L’expression du silence de Dieu a été souvent employée pour désigner la nudité totale des victimes de la Shoah. On a aussi invoqué cette notion de silence pour interdire à jamais toute expression religieuse sur les sites exterminateurs. Mais lors de la commémoration du soixantième anniversaire de la libération d’Auschwitz, les représentants des religions, juifs et chrétiens, ont été invités à prier à pleine voix à la face du monde. C’est ainsi que le cardinal Jean-Marie Lustiger a récité le psaume De profundis : “Des profondeurs je crie vers toi, Seigneur, écoute mon appel”. C’est donc qu’il convient de contredire cette notion de silence avec une certaine acuité. Martin Buber parlait, avec beaucoup plus de discernement, d’éclipse de Dieu, et il n’est pas un seul croyant, a fortiori mystique, qui contestera à quel point Dieu peut se cacher, se dérober, au point que le passage à travers la nuit totale est la condition même de l’âme la plus fervente.

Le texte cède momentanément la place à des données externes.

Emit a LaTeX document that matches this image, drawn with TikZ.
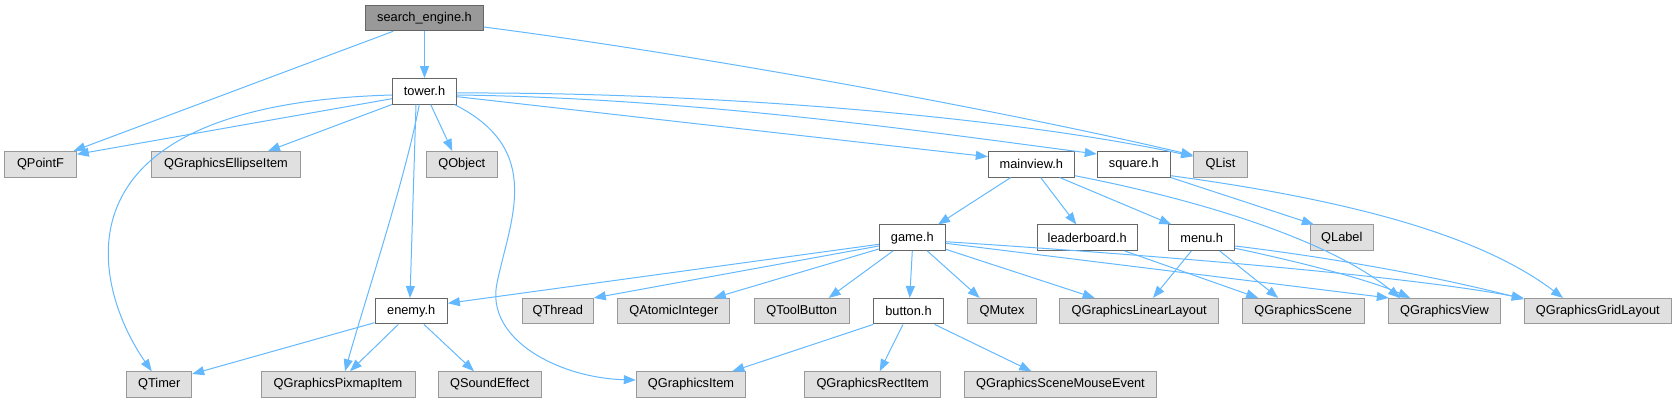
\documentclass[tikz,border=0pt]{standalone}
\usepackage{fontspec}
\setmainfont{Liberation Sans}
\usetikzlibrary{arrows.meta}
\definecolor{edgec}{HTML}{63B8FF}
\definecolor{hdrb}{HTML}{666666}
\definecolor{extb}{HTML}{999999}
\definecolor{extf}{HTML}{E0E0E0}
\definecolor{rootf}{HTML}{999999}
\begin{document}
\begin{tikzpicture}[x=1pt,y=-1pt,
  every node/.style={font=\fontsize{12.8}{15}\selectfont, inner sep=0pt, minimum height=25.5pt, line width=1pt, anchor=center},
  hdr/.style={draw=hdrb, fill=white},
  ext/.style={draw=extb, fill=extf},
  root/.style={draw=hdrb, fill=rootf},
  bw/.style={minimum width=#1pt},
  edge/.style={draw=edgec, line width=1pt, -{Triangle[length=12pt,width=9pt]}}]
\useasboundingbox (0,0) rectangle (1677,403);
% row 0
\node[root,bw=117.6] (se) at (424.5,18) {search\_engine.h};
% row 1
\node[hdr,bw=64.4] (tower) at (424.5,91.3) {tower.h};
% row 2
\node[ext,bw=71.6] (qpointf) at (40.5,164.3) {QPointF};
\node[ext,bw=148.6] (ellipse) at (226,164.3) {QGraphicsEllipseItem};
\node[ext,bw=71] (qobject) at (461.8,164.3) {QObject};
\node[hdr,bw=86] (mainview) at (1031.3,164.3) {mainview.h};
\node[hdr,bw=73] (square) at (1133.8,164.3) {square.h};
\node[ext,bw=53.6] (qlist) at (1220.5,164.3) {QList};
% row 3
\node[hdr,bw=66] (game) at (912.3,237.7) {game.h};
\node[hdr,bw=100.3] (leaderboard) at (1087.2,237.7) {leaderboard.h};
\node[hdr,bw=66] (menu) at (1201.7,237.7) {menu.h};
\node[ext,bw=63] (qlabel) at (1341.8,237.7) {QLabel};
% row 4
\node[hdr,bw=72.3] (enemy) at (411.2,311.2) {enemy.h};
\node[ext,bw=71] (qthread) at (557.8,311.2) {QThread};
\node[ext,bw=112.3] (qatomic) at (673.8,311.2) {QAtomicInteger};
\node[ext,bw=94.7] (qtool) at (801.7,311.2) {QToolButton};
\node[hdr,bw=69.6] (button) at (908.5,311.2) {button.h};
\node[ext,bw=68.6] (qmutex) at (1002,311.2) {QMutex};
\node[ext,bw=159] (linear) at (1139.2,311.2) {QGraphicsLinearLayout};
\node[ext,bw=121.7] (scene) at (1303.2,311.2) {QGraphicsScene};
\node[ext,bw=112.4] (view) at (1444.5,311.2) {QGraphicsView};
\node[ext,bw=147] (grid) at (1597.8,311.2) {QGraphicsGridLayout};
% row 5
\node[ext,bw=65] (qtimer) at (159.2,384.5) {QTimer};
\node[ext,bw=154] (pixmap) at (338,384.5) {QGraphicsPixmapItem};
\node[ext,bw=103] (sound) at (489.8,384.5) {QSoundEffect};
\node[ext,bw=109.4] (gitem) at (691,384.5) {QGraphicsItem};
\node[ext,bw=136] (rect) at (872.7,384.5) {QGraphicsRectItem};
\node[ext,bw=192.4] (mouse) at (1060.5,384.5) {QGraphicsSceneMouseEvent};
% search_engine.h
\draw[edge] (se.south) -- (tower.north);
\draw[edge] ([xshift=-31.2pt]se.south) -- ([xshift=33pt]qpointf.north);
\draw[edge] ([yshift=-9pt]se.east) .. controls (700,55) and (1000,110) .. ([yshift=9pt]qlist.west);
% tower.h
\draw[edge] ([yshift=-7.4pt]tower.west) -- ([yshift=10pt]qpointf.east);
\draw[edge] ([yshift=-3.7pt]tower.west) .. controls (40,105) and (95,290) .. ([xshift=-7.5pt]qtimer.north);
\draw[edge] (tower.south west) -- ([xshift=42pt]ellipse.north);
\draw[edge] ([xshift=6.2pt]tower.south) -- ([xshift=-9.5pt]qobject.north);
\draw[edge] ([xshift=-5.2pt]tower.south) .. controls (405,180) and (365,300) .. ([xshift=7pt]pixmap.north);
\draw[edge] ([xshift=-8.5pt]tower.south) -- ([xshift=-1.2pt]enemy.north);
\draw[edge] ([xshift=-2.7pt]tower.south east) .. controls (545,150) and (510,220) .. (497,283) .. controls (485,340) and (560,378) .. ([yshift=4.5pt]gitem.west);
\draw[edge] ([yshift=-5.4pt]tower.east) -- ([yshift=7.6pt]mainview.west);
\draw[edge] ([yshift=-3.7pt]tower.east) .. controls (700,98) and (950,135) .. ([yshift=10.3pt]square.west);
\draw[edge] ([yshift=-1.7pt]tower.east) .. controls (700,92) and (1000,115) .. ([yshift=8pt]qlist.west);
% mainview.h
\draw[edge] ([xshift=-20.6pt]mainview.south) -- ([xshift=25.7pt]game.north);
\draw[edge] ([xshift=9.4pt]mainview.south) -- ([xshift=-10.9pt]leaderboard.north);
\draw[edge] ([xshift=28.4pt]mainview.south) -- ([xshift=-30.4pt]menu.north);
\draw[edge] ([yshift=-11.4pt]mainview.east) .. controls (1200,200) and (1330,240) .. ([xshift=-44.5pt]view.north);
% square.h
\draw[edge] (square.south east) -- ([xshift=-28pt]qlabel.north);
\draw[edge] ([yshift=-11.4pt]square.east) .. controls (1350,200) and (1480,235) .. ([xshift=-34.8pt]grid.north);
% game.h
\draw[edge] ([yshift=-6.6pt]game.west) -- ([yshift=7.9pt]enemy.east);
\draw[edge] ([yshift=-8.3pt]game.west) -- (qthread.north east);
\draw[edge] ([yshift=-11.3pt]game.west) -- ([xshift=40pt]qatomic.north);
\draw[edge] ([xshift=-19.3pt]game.south) -- ([xshift=27pt]qtool.north);
\draw[edge] (game.south) -- ([xshift=1.2pt]button.north);
\draw[edge] ([xshift=15pt]game.south) -- ([xshift=-22.3pt]qmutex.north);
\draw[edge] ([yshift=-11.6pt]game.east) -- ([xshift=-44.5pt]linear.north);
\draw[edge] ([yshift=-5.6pt]game.east) -- ([xshift=1pt]view.north west);
\draw[edge] ([yshift=-4pt]game.east) .. controls (1150,255) and (1400,275) .. ([yshift=13pt]grid.west);
% leaderboard.h, menu.h
\draw[edge] ([xshift=37.5pt]leaderboard.south) -- ([xshift=-45pt]scene.north);
\draw[edge] ([xshift=-10.4pt]menu.south) -- ([xshift=13.8pt]linear.north);
\draw[edge] ([xshift=18pt]menu.south) -- ([xshift=-25pt]scene.north);
\draw[edge] ([yshift=-10.6pt]menu.east) .. controls (1300,262) and (1370,280) .. ([xshift=-34.5pt]view.north);
\draw[edge] ([yshift=-8.3pt]menu.east) .. controls (1350,260) and (1450,280) .. ([yshift=12pt]grid.west);
% enemy.h
\draw[edge] ([yshift=-11.5pt]enemy.west) -- ([yshift=10.5pt]qtimer.east);
\draw[edge] ([xshift=-12.9pt]enemy.south) -- ([xshift=12pt]pixmap.north);
\draw[edge] ([xshift=12.8pt]enemy.south) -- ([xshift=-15.8pt]sound.north);
% button.h
\draw[edge] (button.south west) -- ([xshift=41.3pt]gitem.north);
\draw[edge] ([xshift=-5.5pt]button.south) -- ([xshift=7pt]rect.north);
\draw[edge] ([xshift=26.2pt]button.south) -- ([xshift=-29.2pt]mouse.north);
\end{tikzpicture}
\end{document}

Le danger le plus menaçant serait de poser l’équation : silence de Dieu = mort de Dieu… comme ce fut la tentation de beaucoup. Les juifs pieux l’ont évidemment dénoncée, refusant que le nazisme puisse ainsi tuer la foi judaïque après avoir voulu exterminer le peuple de la Promesse. Parmi les témoignages les plus forts des survivants d’Auschwitz, on pourra retenir celui de cette femme affirmant qu’arrivant dans un lieu d’où avait été effacée toute trace de Dieu, c’est sa foi qui l’y avait réintroduit. Jamais, nous ne serons capables d’aller au terme, au cœur d’un abîme individuel, mais nous pouvons, au moins, comprendre quelque chose dont le vingtième siècle a voulu souvent nier la réalité : notre vulnérabilité. Notre volonté de toute puissance a trouvé son obstacle dans l’exemple de ceux pour qui elle justifiait toutes les transgressions. Mais notre vulnérabilité redécouverte, il fallait encore admettre la vulnérabilité de Dieu, présent dans les martyrs d’Auschwitz. “Où donc est Dieu ? se demandaient Elie Wiezel. Et de répondre : “Le voici – il est pendu ici à cette potence” – en désignant l’enfant pendu par les bourreaux.